In this work, we have investigated both the linear and nonlinear response of excitons interacting with propagating SPPs in metallic waveguide structures. We show that the linear absorption of SPPs can be very large, exceeding 73%. The large absorption and nonlinear response might be surprising considering that the out-of-plane spatial extent of an SPP (~400 nm) is much larger than the TMD thickness (0.7 nm). However, our theoretical analysis is consistent with the measurements yielding an absorption coefficient on the order of 0.2 µm−1. The key to the large linear absorption is the nanometer-scale proximity of the TMD layer to the metal surface, which allows for the active layer to be located near the maximum of the SPP mode. By performing both optical pump and SPP pump DT measurements, we demonstrate control of SPP propagation with a DT/T response exceeding 4%. The modulation depth per unit length achieved in our modulator (0.04 dB µm−1) is within an order of magnitude of other state-of-the-art plasmonic modulators based on monolayer graphene12. We note that in both optical and SPP pumped measurements, the maximum pump powers we used were conservatively chosen to avoid sample damage. Since the DT signals are linear in pump intensity up to the highest pump powers used (Figs. 3c and 4c), the reported modulation depths should be taken as lower bounds on the achievable modulation depth.

In principle, the modulation depth could be further enhanced by using longer TMD layers, stacking several TMD layers separated by hBN, or by decreasing the SPP mode size by depositing a high dielectric constant material on top of the structure. The modulation depth can also be increased by utilizing an interferometric or slot waveguide modulator structure11,12. Furthermore, our theory predicts that the modulation depth increases with decreasing detuning between the exciton and the SPP resonance. This plasmonic enhancement follows from the equation \({\mathrm{\Delta }}k_x = h_{{\mathrm{enh}}}(\omega ){\mathrm{\Delta }}\chi (\omega )\), where the nonlinear change in the complex-valued propagation vector Δkx, which governs directly measurable quantities such as DT/T \(\left(\propto {\mathrm{Im}} {\mathrm{\Delta}} {\mathrm{k}}_{\mathrm{x}} \right)\) is related to the change in the susceptibility Δχ(ω). The plasmonic enhancement factor henh(ω) is shown (Supplementary Fig. 4). Our model shows that increasing the exciton energy to 2.8 eV (with all other parameters unchanged) would increase Δkx by more than 2 orders of magnitude.

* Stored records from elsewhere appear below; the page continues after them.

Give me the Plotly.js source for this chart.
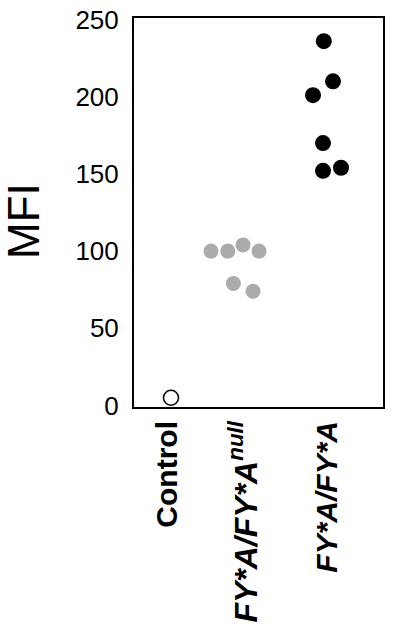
<!DOCTYPE html>
<html>
<head>
<meta charset="utf-8">
<script src="https://cdn.plot.ly/plotly-3.0.1.min.js"></script>
<style>html,body{margin:0;padding:0;background:#fff;}#chart{width:400px;height:631px;}</style>
</head>
<body>
<div id="chart"></div>
<script>
var categories = ['Control', '<span style="font-size:32px"><i>FY*A/FY*A<sup>null</sup></i></span>', '<i>FY*A/FY*A</i>'];
var categoryPos = [0, 1, 2];
var yTicks = [0, 50, 100, 150, 200, 250];
var yTitle = 'MFI';

var controlX = [0.05];
var controlY = [5];

var hetX = [0.55, 0.76, 0.95, 1.15, 0.83, 1.075];
var hetY = [100, 100, 104, 100, 79, 74];

var homX = [1.96, 2.075, 1.825, 1.95, 1.95, 2.175];
var homY = [236, 210, 201, 170, 152, 154];

var traces = [
  {x: controlX, y: controlY, mode: 'markers', type: 'scatter',
   marker: {size: 15, color: '#ffffff', line: {color: '#000000', width: 1.5}}},
  {x: hetX, y: hetY, mode: 'markers', type: 'scatter',
   marker: {size: 15, color: '#ababab', line: {width: 0}}},
  {x: homX, y: homY, mode: 'markers', type: 'scatter',
   marker: {size: 16, color: '#000000', line: {width: 0}}}
];

var layout = {
  width: 400, height: 631,
  margin: {l: 134, r: 17, t: 18, b: 224},
  paper_bgcolor: '#ffffff', plot_bgcolor: '#ffffff',
  showlegend: false,
  font: {family: 'Liberation Sans, Arial, sans-serif', color: '#000'},
  xaxis: {
    range: [-0.4125, 2.7],
    tickvals: categoryPos, ticktext: categories,
    tickangle: -90,
    tickfont: {size: 30, family: 'Liberation Sans, Arial, sans-serif', weight: 'bold', color: '#000'},
    showgrid: false, zeroline: false, ticks: '',
    showline: true, mirror: true, linecolor: '#000', linewidth: 2
  },
  yaxis: {
    range: [-1, 251],
    tickvals: yTicks,
    tickfont: {size: 26, color: '#000'},
    showgrid: false, zeroline: false, ticks: '',
    ticklabelstandoff: 8,
    showline: true, mirror: true, linecolor: '#000', linewidth: 2
  },
  annotations: [{
    text: yTitle, xref: 'paper', yref: 'y', x: -0.442, y: 119.5,
    xanchor: 'center', yanchor: 'middle', textangle: -90, showarrow: false,
    font: {size: 44, color: '#000', family: 'Liberation Sans, Arial, sans-serif'}
  }]
};

Plotly.newPlot('chart', traces, layout, {displayModeBar: false, staticPlot: true});
</script>
</body>
</html>
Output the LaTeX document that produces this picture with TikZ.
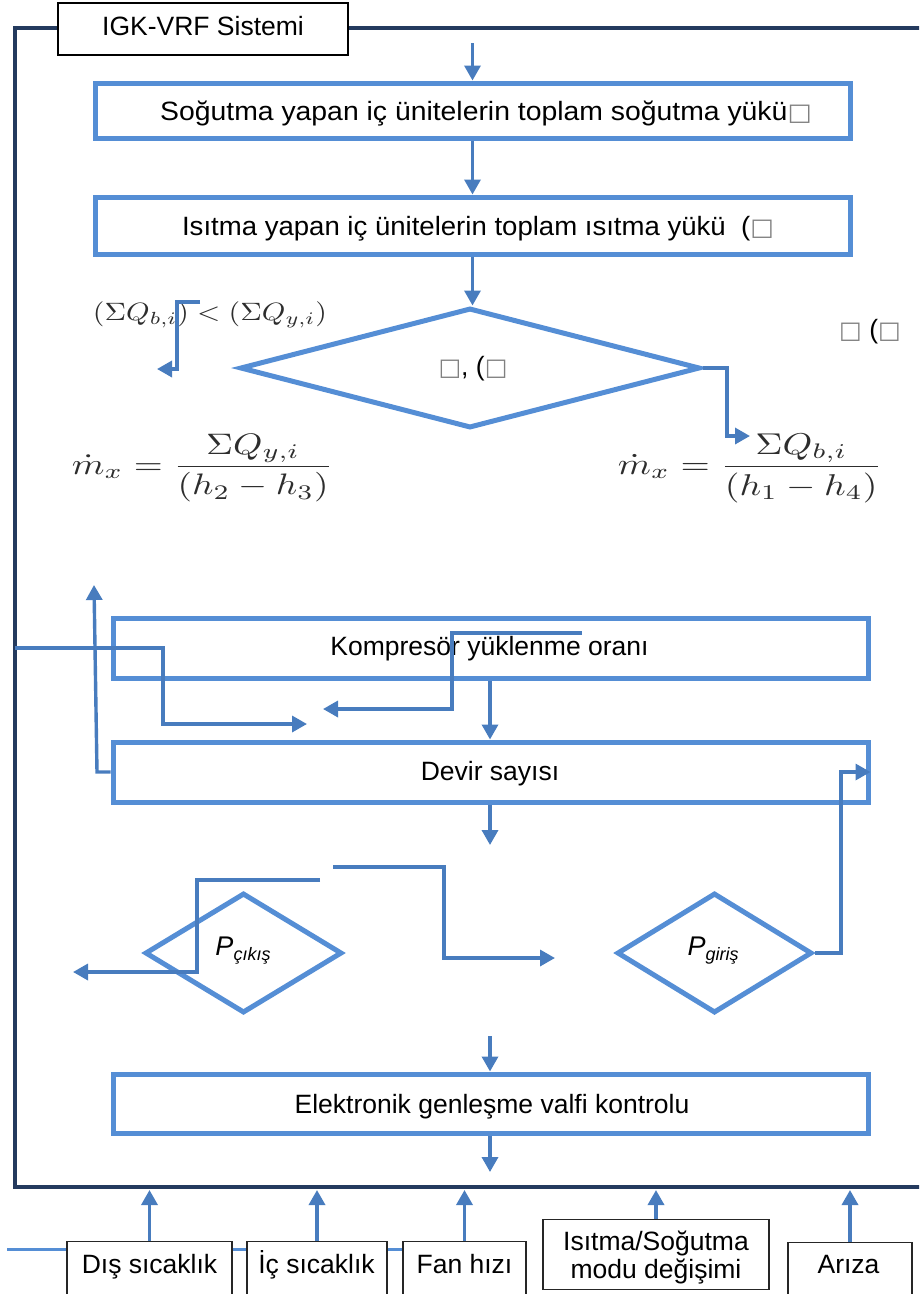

To further quantify the performance of our modulator relative to previous works, we consider the response time and minimum energy needed to switch the modulator. Indeed the fast component of our response (290 fs) is comparable to the fastest previously reported plasmonic modulators5, but we achieve a similar modulation depth with a ~105 times lower pump pulse energy. Compared to other state-of-the-art plasmonic modulators which typically require ~3–20 pJ of pulse energy to operate, with response times >2 ps7,8,9, our demonstration of a 290-fs response time with 650 fJ pump pulse energy compares favorably. We note that assuming a Gaussian pulse, this response time corresponds to a modulation bandwidth ~1.5 THz. We believe that future 2D semiconductor-plasmonic structures based on our reported nonlinear exciton-SPP plasmonic modulation effect could pave the way towards ultrafast plasmonic amplifiers and transistors with ultra-low switching energies.

Methods

Fabrication

The gold waveguide was fabricated on 285 nm SiO2/Si substrates by a two-step electron beam lithography process using an electron beam lithography system (100 kV Ellionix) and a spin coated poly(methyl methacrylate), PMMA, resist. In the first step, 200 nm gold was (electron beam) evaporated onto the substrate using 10 nm titanium sticking layer. In the second lithography step, PMMA was respun and the grating pattern was written and developed. We used an Ar+ milling process to etch the grating couplers into the waveguide. The waveguides are 5 µm × 13 µm. The grating couplers are composed of five grooves that are 40 nm deep with a width of 110 nm and period of 570 nm. The bare waveguides were characterized using atomic force microscopy (Supplementary Fig. 5a–d) and optical spectroscopy (Fig. 1c). The waveguide and grating coupler designs were optimized using an FDTD model. Simulations of the bare metallic structure show a maximum transmission of ~4% at the exciton resonance (Supplementary Fig. 6). We integrate a hexagonal boron nitride (hBN) encapsulated monolayer transition metal dichalcogenide (TMD) semiconductor, WSe2, on top of the waveguide (see Fig. 1a), where the interaction between SPPs and excitons in the WSe2 provides the nonlinear response needed for modulation.